The courts in Kenny v. Safeco Title Ins. Co., supra, and *417 Kovaleski v. Tallahassee Title Co., supra, both cited Restatement (Second) of Torts § 552 and disallowed recovery by the noninsured against the title insurance company when the noninsured could not prove reliance upon the title insurance company's information. In Warrington v. Transamerica Title Ins. Co., 40 Or. App. 841, 596 P.2d 627 (1979), the court also disallowed recovery based upon allegations of negligent misrepresentation because there was no proof that the title insurance company intended the plaintiff to rely upon the title report.
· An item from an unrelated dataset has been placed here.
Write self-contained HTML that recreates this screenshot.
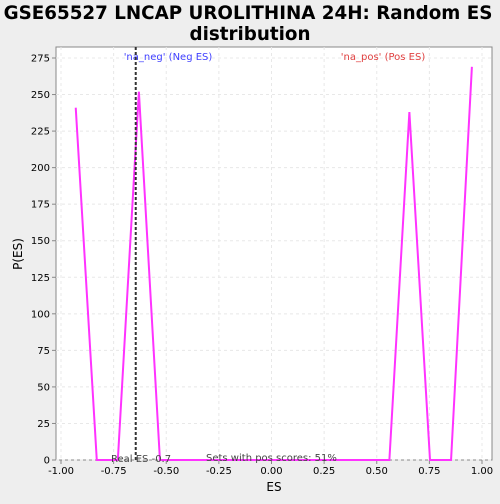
<!DOCTYPE html>
<html><head><meta charset="utf-8"><style>
body{margin:0;background:#eeeeee;font-family:"DejaVu Sans","Liberation Sans",sans-serif}
#wrap{position:relative;width:500px;height:500px}
svg text{font-family:"DejaVu Sans","Liberation Sans",sans-serif}
</style></head><body>
<div id="wrap">
<svg id="svg" width="500" height="500" xmlns="http://www.w3.org/2000/svg">
<text x="248" y="19" text-anchor="middle" font-size="18.3" font-weight="bold" fill="#000">GSE65527 LNCAP UROLITHINA 24H: Random ES</text>
<text x="250" y="40" text-anchor="middle" font-size="18.3" font-weight="bold" fill="#000">distribution</text>
<rect x="56" y="47" width="436" height="413" fill="#fff" stroke="#888"/>
<g id="grid"></g><g id="ticks"></g>
<text x="274" y="491" text-anchor="middle" font-size="12">ES</text>
<text x="22" y="254" text-anchor="middle" font-size="12" transform="rotate(-90 22 254)">P(ES)</text>
<text x="168" y="60" text-anchor="middle" font-size="10" fill="#4040ff">'na_neg' (Neg ES)</text>
<text x="383" y="60" text-anchor="middle" font-size="10" fill="#e04040">'na_pos' (Pos ES)</text>
<g id="series"></g>
<text x="111" y="462" font-size="10" fill="#444">Real ES -0.7</text>
<text x="206" y="461" font-size="10" fill="#444">Sets with pos scores: 51%</text>
</svg></div>
<script>
const xs=[-0.93,-0.83,-0.73,-0.63,-0.53,0.56,0.655,0.753,0.853,0.952];
const ys=[241,0,0,252,0,0,238,0,0,269];
const xTicks=[-1,-0.75,-0.5,-0.25,0,0.25,0.5,0.75,1];
const yTicks=[0,25,50,75,100,125,150,175,200,225,250,275];
const realES=-0.645;
const X=v=>271.5+v*210.5, Y=v=>460-v*1.4618;
const NS="http://www.w3.org/2000/svg";
function mk(t,a,p){const e=document.createElementNS(NS,t);for(const k in a)e.setAttribute(k,a[k]);p.appendChild(e);return e;}
const g=document.getElementById('grid'),tk=document.getElementById('ticks'),s=document.getElementById('series');
xTicks.forEach(v=>{
const l=mk('line',{x1:X(v),x2:X(v),y1:47,y2:460,stroke:'#e8e8e8','stroke-dasharray':'3,3'},g);


const m=mk('line',{x1:X(v),x2:X(v),y1:460,y2:464,stroke:'#888'},tk);


const t=mk('text',{x:X(v),y:474,'text-anchor':'middle','font-size':10},tk);t.textContent=v.toFixed(2);


});
yTicks.forEach(v=>{
const l=mk('line',{x1:56,x2:492,y1:Y(v),y2:Y(v),stroke:'#e8e8e8','stroke-dasharray':'3,3'},g);


const m=mk('line',{x1:52,x2:56,y1:Y(v),y2:Y(v),stroke:'#888'},tk);


const t=mk('text',{x:50,y:Y(v)+3.5,'text-anchor':'end','font-size':10},tk);t.textContent=v;


});
const pl=mk('polyline',{points:xs.map((x,i)=>X(x)+','+Y(ys[i])).join(' '),fill:'none',stroke:'#ff33ff','stroke-width':2},s);


const rl=mk('line',{x1:X(realES),x2:X(realES),y1:47,y2:460,stroke:'#333','stroke-width':2,'stroke-dasharray':'3,2'},s);


</script>
</body></html>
In the present case, where defendant has failed to show reliance or damage and there is no proof that Transamerica Title Insurance Company intended for the preliminary report to serve as a complete abstract of title, we similarly deny recovery.
[2] Defendant also argues that the trial court erred in refusing to consider equitable defenses to this contractual subrogation claim. Some courts distinguish between legal and conventional or contractual subrogation. With conventional subrogation, subrogation given by agreement or stipulation, those courts measure the parties' rights by the agreement and find that equity has no power to change or unsettle such rights. Mid-Continent Cas. Co. v. First Nat'l Bank & Trust Co., 531 P.2d 1370 (Okla. 1975); 16 G. Couch, Insurance § 61:2 (2d ed. 1983). We, however, follow those courts which hold that "the better rule is that regardless of the source of the right of subrogation, the right will only be enforced in favor of a meritorious claim and after a balancing of the equities." Castleman Constr. Co. v. Pennington, 222 Tenn. 82, 97, 432 S.W.2d 669 (1968). We hold that whether arising by operation of law or under contract, subrogation is an equitable remedy subject to equitable defenses.[2]
Nevertheless, the claim to equitable defenses must fail because defendant cannot claim a greater equity in balancing the circumstances of this case. Defendant had contractually *418 agreed with its purchasers to convey title free of the assessments long before asking the plaintiff to insure title. Had the assessments been disclosed, the defendant would have had to pay them from the closing proceeds. Defendant was aware of these assessments prior to the issuance of the negligently issued preliminary commitment. Defendant cannot now use plaintiff's negligence to avoid its contractual obligations.
[3] Lastly, defendant asserts that a violation of the Consumer Protection Act (CPA), RCW 19.86, occurs where the vendor purchases a title search, opinion and policy and the title company is negligent in its duty to perform a reasonable search. A cause of action for a per se violation of the CPA may be brought only by the insured. Green v. Holm, 28 Wn. App. 135, 622 P.2d 869 (1981). Therefore, defendant, as a noninsured, must rely on the public interest test for a violation of the CPA. In view of our disposition that there was no reliance shown by the defendant, any injury that defendant may have incurred was not the result of an act or practice of the plaintiff. Therefore, a cause of action under the public interest test would also fail.
The judgment is affirmed.
WILLIAMS, C.J., and UTTER, DOLLIVER, DORE, DIMMICK, PEARSON, and ANDERSEN, JJ., concur.
Reconsideration denied February 19, 1985.
NOTES
[1] A preliminary commitment for title insurance is generally issued to the purchaser of the policy to inform them what will and will not be covered by the title insurance policy.
[2] Ross v. Jones, 174 Wash. 205, 24 P.2d 622 (1933) overruled insofar as inconsistent.